**Supplied data**.
——
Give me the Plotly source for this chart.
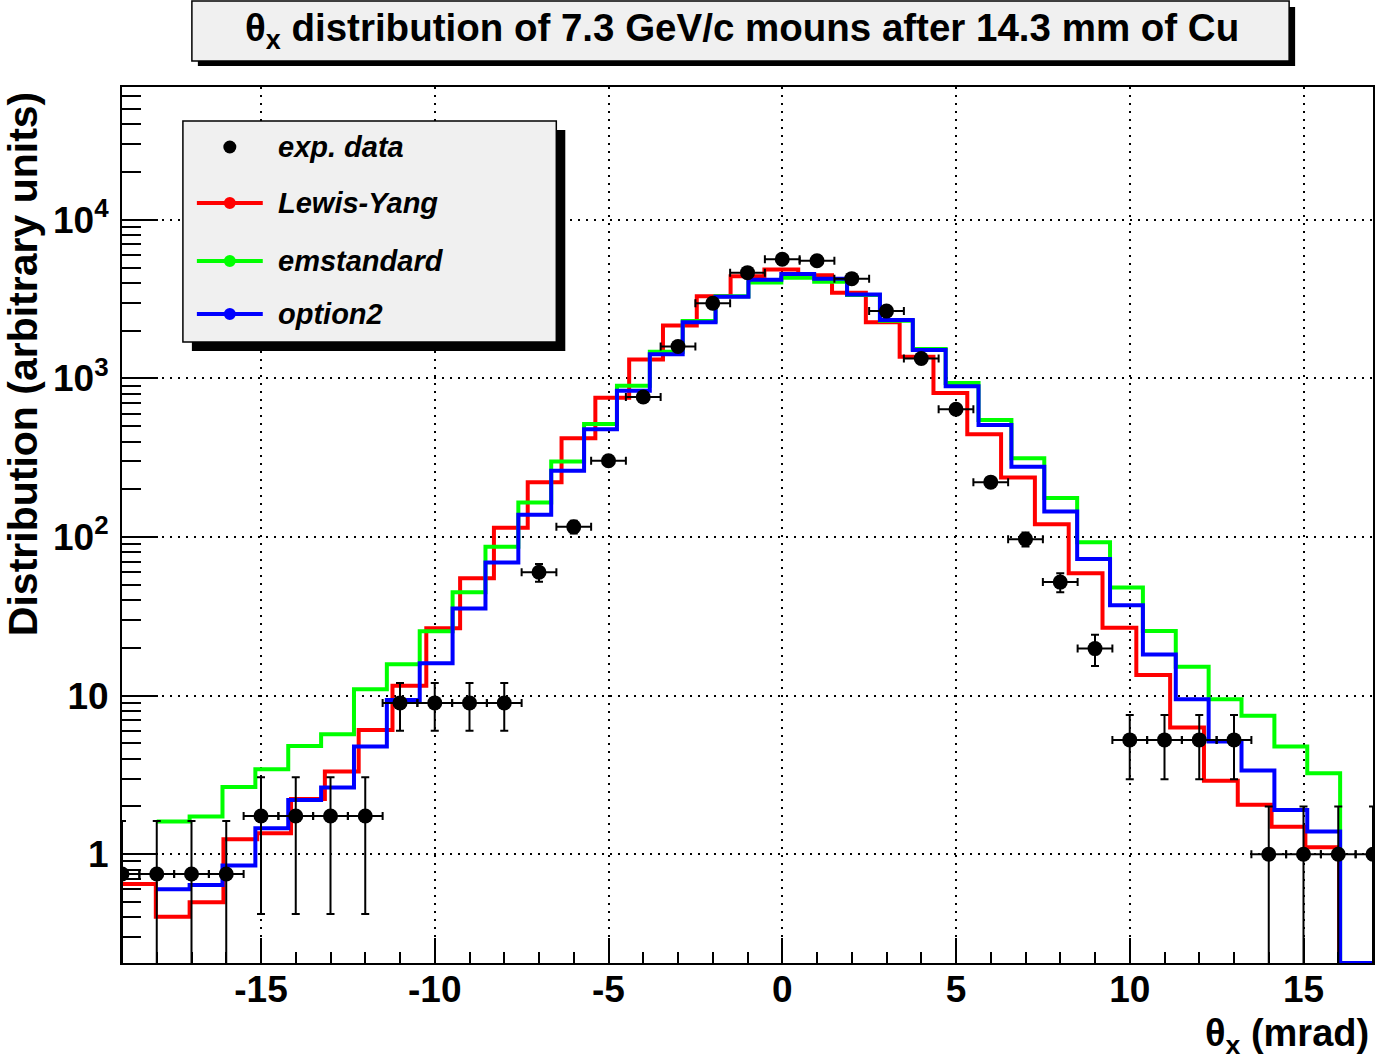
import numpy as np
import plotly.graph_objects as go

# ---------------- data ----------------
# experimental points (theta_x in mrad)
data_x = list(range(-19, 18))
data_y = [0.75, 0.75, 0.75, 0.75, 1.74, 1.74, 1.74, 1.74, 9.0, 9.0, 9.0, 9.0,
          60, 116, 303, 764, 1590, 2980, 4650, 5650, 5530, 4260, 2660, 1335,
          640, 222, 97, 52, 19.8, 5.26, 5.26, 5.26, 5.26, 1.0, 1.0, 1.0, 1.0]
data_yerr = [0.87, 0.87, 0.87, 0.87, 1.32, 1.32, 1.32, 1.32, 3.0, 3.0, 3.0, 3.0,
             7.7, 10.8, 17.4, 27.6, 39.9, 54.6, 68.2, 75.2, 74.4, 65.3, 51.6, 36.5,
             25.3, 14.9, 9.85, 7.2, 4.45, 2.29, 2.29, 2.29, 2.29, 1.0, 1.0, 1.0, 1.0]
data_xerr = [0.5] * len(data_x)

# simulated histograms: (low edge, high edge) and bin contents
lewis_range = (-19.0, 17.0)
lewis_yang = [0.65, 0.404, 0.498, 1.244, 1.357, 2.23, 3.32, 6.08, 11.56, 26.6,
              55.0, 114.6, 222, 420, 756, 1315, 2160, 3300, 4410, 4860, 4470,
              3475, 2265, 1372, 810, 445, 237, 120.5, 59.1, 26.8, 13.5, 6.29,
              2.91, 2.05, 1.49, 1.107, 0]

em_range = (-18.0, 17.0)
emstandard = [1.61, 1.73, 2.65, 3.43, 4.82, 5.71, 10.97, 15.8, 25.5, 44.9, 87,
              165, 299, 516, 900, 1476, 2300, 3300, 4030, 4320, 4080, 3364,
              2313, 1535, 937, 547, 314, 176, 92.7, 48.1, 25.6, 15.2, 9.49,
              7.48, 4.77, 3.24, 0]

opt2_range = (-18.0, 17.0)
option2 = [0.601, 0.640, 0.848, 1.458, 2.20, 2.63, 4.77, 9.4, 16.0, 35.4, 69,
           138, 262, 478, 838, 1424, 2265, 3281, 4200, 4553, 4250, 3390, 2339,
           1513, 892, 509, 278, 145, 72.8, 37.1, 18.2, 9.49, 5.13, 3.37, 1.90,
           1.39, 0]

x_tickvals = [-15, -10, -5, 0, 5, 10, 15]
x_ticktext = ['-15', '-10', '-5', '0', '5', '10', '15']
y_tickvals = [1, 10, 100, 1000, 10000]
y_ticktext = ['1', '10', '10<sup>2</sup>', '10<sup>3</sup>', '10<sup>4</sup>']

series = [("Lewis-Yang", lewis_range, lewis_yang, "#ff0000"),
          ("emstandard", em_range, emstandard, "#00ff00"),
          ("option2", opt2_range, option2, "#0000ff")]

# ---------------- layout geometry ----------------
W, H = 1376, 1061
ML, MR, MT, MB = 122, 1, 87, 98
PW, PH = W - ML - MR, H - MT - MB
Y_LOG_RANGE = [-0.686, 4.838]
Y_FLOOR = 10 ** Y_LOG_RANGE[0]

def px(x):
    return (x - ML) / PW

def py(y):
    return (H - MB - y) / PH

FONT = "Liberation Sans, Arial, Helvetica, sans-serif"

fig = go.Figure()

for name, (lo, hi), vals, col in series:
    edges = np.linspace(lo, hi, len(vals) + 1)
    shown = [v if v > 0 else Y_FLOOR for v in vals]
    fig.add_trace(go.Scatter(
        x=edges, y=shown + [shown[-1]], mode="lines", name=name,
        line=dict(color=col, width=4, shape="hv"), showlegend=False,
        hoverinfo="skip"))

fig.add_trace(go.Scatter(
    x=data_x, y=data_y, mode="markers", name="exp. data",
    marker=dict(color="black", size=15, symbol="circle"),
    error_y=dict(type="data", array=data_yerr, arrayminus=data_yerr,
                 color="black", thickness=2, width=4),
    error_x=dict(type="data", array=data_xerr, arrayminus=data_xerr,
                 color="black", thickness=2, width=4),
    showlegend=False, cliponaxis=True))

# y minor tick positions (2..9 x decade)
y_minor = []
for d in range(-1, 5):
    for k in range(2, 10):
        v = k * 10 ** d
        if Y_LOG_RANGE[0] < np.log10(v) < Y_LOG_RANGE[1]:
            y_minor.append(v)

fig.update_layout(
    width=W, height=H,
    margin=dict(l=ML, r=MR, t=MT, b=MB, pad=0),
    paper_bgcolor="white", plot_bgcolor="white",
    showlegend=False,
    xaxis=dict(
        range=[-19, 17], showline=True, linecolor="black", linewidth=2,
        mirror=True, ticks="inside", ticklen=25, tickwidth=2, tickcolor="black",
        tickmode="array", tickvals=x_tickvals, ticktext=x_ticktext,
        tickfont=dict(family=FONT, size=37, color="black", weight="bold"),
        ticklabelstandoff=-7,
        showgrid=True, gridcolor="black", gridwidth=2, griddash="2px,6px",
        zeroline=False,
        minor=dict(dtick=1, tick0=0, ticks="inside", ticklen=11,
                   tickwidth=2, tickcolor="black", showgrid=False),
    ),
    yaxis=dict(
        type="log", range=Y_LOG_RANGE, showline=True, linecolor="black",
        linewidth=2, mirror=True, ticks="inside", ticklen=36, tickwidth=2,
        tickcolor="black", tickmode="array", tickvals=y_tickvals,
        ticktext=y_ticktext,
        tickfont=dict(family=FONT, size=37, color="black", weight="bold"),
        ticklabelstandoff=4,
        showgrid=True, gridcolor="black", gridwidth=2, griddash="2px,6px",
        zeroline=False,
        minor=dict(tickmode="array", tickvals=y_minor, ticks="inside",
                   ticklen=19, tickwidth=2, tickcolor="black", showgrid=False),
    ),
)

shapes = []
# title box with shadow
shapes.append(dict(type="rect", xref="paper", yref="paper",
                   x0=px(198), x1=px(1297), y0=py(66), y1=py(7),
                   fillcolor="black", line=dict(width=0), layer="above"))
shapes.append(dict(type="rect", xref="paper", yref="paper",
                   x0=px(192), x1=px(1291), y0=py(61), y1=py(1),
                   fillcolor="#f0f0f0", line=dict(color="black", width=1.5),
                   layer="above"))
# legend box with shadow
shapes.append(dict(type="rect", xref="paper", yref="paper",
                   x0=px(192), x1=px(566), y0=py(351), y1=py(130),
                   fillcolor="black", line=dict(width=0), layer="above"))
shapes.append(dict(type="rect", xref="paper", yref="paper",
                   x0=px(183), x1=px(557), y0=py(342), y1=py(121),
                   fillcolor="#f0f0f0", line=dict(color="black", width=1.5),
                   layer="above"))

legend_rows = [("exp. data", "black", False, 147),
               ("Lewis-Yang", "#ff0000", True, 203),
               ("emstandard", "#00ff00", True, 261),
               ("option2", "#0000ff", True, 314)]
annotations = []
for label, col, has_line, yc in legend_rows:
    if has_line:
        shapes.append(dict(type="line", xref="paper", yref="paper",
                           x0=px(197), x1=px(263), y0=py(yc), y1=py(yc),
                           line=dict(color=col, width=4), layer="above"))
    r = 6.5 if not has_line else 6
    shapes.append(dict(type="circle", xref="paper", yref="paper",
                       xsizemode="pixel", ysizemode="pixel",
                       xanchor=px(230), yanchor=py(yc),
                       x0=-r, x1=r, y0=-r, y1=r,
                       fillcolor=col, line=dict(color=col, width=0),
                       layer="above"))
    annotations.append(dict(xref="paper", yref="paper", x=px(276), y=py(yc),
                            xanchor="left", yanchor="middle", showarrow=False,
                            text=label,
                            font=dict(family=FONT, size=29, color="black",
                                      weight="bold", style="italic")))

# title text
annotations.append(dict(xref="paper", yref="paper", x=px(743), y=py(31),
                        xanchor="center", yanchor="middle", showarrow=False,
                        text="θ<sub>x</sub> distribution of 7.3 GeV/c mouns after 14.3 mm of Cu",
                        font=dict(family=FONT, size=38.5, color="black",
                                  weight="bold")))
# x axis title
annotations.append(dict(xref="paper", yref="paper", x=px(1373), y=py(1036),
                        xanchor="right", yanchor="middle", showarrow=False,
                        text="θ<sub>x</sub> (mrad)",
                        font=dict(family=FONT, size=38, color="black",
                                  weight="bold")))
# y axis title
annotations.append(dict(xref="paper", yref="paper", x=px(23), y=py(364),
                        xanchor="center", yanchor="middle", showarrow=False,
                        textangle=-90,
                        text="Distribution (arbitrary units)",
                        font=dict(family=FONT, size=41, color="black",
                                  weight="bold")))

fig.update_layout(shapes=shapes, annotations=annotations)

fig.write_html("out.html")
——
**Stated goal**. Begin at the first line of the data above and repeat each line exactly, stopping after the line containing "2.91, 2.05, 1.49, 1.107, 0]". Omit the pictures.

**Solved problem**.
Give me the Plotly source for this chart.
import numpy as np
import plotly.graph_objects as go

# ---------------- data ----------------
# experimental points (theta_x in mrad)
data_x = list(range(-19, 18))
data_y = [0.75, 0.75, 0.75, 0.75, 1.74, 1.74, 1.74, 1.74, 9.0, 9.0, 9.0, 9.0,
          60, 116, 303, 764, 1590, 2980, 4650, 5650, 5530, 4260, 2660, 1335,
          640, 222, 97, 52, 19.8, 5.26, 5.26, 5.26, 5.26, 1.0, 1.0, 1.0, 1.0]
data_yerr = [0.87, 0.87, 0.87, 0.87, 1.32, 1.32, 1.32, 1.32, 3.0, 3.0, 3.0, 3.0,
             7.7, 10.8, 17.4, 27.6, 39.9, 54.6, 68.2, 75.2, 74.4, 65.3, 51.6, 36.5,
             25.3, 14.9, 9.85, 7.2, 4.45, 2.29, 2.29, 2.29, 2.29, 1.0, 1.0, 1.0, 1.0]
data_xerr = [0.5] * len(data_x)

# simulated histograms: (low edge, high edge) and bin contents
lewis_range = (-19.0, 17.0)
lewis_yang = [0.65, 0.404, 0.498, 1.244, 1.357, 2.23, 3.32, 6.08, 11.56, 26.6,
              55.0, 114.6, 222, 420, 756, 1315, 2160, 3300, 4410, 4860, 4470,
              3475, 2265, 1372, 810, 445, 237, 120.5, 59.1, 26.8, 13.5, 6.29,
              2.91, 2.05, 1.49, 1.107, 0]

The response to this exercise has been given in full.